Selain mengusut tuntas kasus ini, ICJR menekankan agar negara dapat hadir untuk memprioritaskan perlindungan terhadap korban anak dan keluarganya.
“Negara melalui lembaga terkait seperti LPSK dan KPPPA perlu memberikan perhatian khusus terhadap proses pemulihan bagi korban anak dan keluarganya yang mengalami trauma terhadap kejadian penyiksaan tersebut,” ujar Ifititahsari.
Komisioner Komisi Perlindungan Anak Indonesia (KPAI) Bidang Anak Berhadapan dengan Hukum Putu Elvina pun meminta agar proses hukum terhadap kedua pelaku terus berjalan. “Karena saya koordinasi langsung, disepakati untuk proses hukum kepada pelaku,” ujar dia kepada reporter Tirto, Senin (23/8/2021).
Berdasarkan koordinasi dengan pihak tentara, Kodim 1627/Rote Ndao siap membantu pengobatan korban. Dinas Psikologi Angkatan Darat akan menyiapkan tim psikologi untuk penanganan trauma bagi Petrus.

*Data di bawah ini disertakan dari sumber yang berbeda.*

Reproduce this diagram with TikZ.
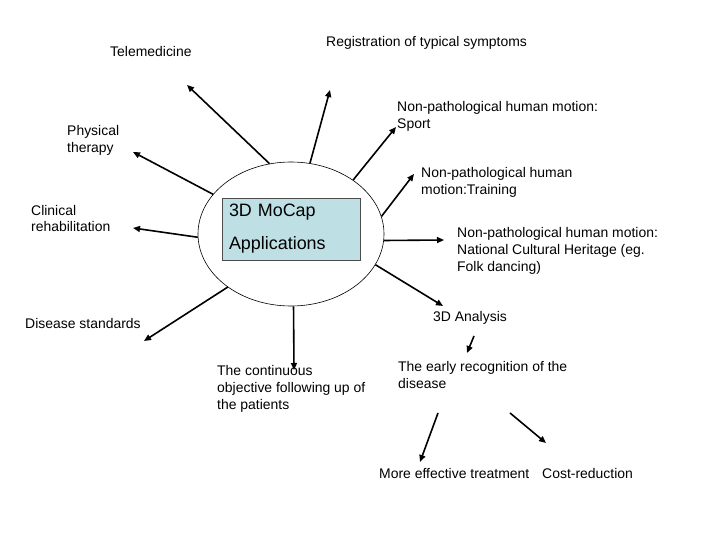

Termasuk tim kesehatan bakal mengecek kondisi kejiwaan pelaku sekaligus membantu kesehatan korban.
Sementara berdasar data KPAI, anak sebagai korban kekerasan fisik masih ditemukan hingga saat ini. Berikut jumlah kasus periode lima tahun terakhir: 146 kasus (2016), 173 kasus (2017), 166 kasus (2018), 157 kasus (2019), dan 249 kasus (2020).